Monday, October 17, 2011

Cafe and my Closed Eyes

I was sitting in a nearby café drooling over the menu (had missed my lunch even today) and puzzling my fingers with a up down drill.Ahh! Yes, I finally settled for an Irish coffee and a Vegetable Grilled Sandwich. It had been a queer day for me since the first time I had attended the nature’s call. Well talking about food I could just see snow white rice all around me(a Northern in Southern India) and for God’s sake I was not ready for another ‘no hue day’. To talk about studies my books continued to be hostile, forget about peace I could not even see armistice. I had forgotten to attend my class as had I kept sleeping and then there was no one to go out with me in the evening. Leaving all these aside there was something gooey in my head which was creating sporadic tremors. That is when I decided to come to the café to relax over a cup of coffee.

I have closed my eyes and I could hear ‘The Carpenters’ softly singing ‘Yesterday Once More’ to me. Just then it struck me why are we so much intoxicated with our past. We miss things, people we have met, places travelled over and definitely ourselves of what we were some time ago. It’s not we hate or are in love with our present keeping it impersonal but there is something about these memories which allures us and we become a living Time Machine ourselves without sitting into one in particular. We long for those rainy days from school, our first day in college, the sophomore night outs, our first dates, ‘Rakhi letters’ from sisters, numerous mistakes - in grammar, in conversations, in relationships and yes when you were so confused about your career choices. Even though they create only an ephemeral simulacrum but they are like the dark chocolate which leaves the taste in your mouth. They play like a reel making us listen to only want we really had enjoyed listening to without any turbulence. Yes of course there are obnoxious reminiscence which haunt us or hurt us deeply but they after a considerable period of time become irrelevant and just become a reason why you are confident today and how you make better decisions with life.

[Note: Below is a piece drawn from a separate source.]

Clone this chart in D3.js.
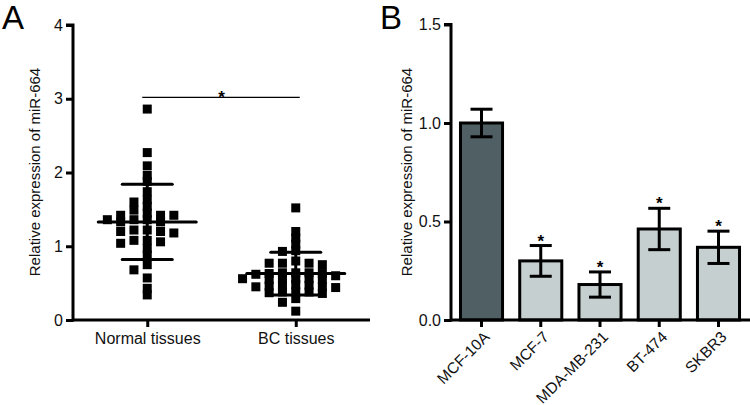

But why do we do this time travel so often? May be we keep trying to figure out the meaning of life. How thing could have been, how things would be and maybe if it stops suddenly and did we live it up to the mark as we just had one (I am really not certain of reincarnations).Even if we think so much about it or ruminate not at all we still would be left with a next day which might be sunny and just the way you wanted it or maybe just too gloomy to even wake up for but we do open our doors to know what it would be.

With a little smile on my face and eased temples I woke up to the present and what it had to present me was my order which had turned cold losing the grill effect and the Irish coffee gone long back to Ireland. I paid the bill and went back to my dwelling with a dorsal thought of solving the next exercise.Oh! Lord I am now thinking of ahead.

PS: Einstein said that Time does not exist probably because we always have a parallel world inside our head.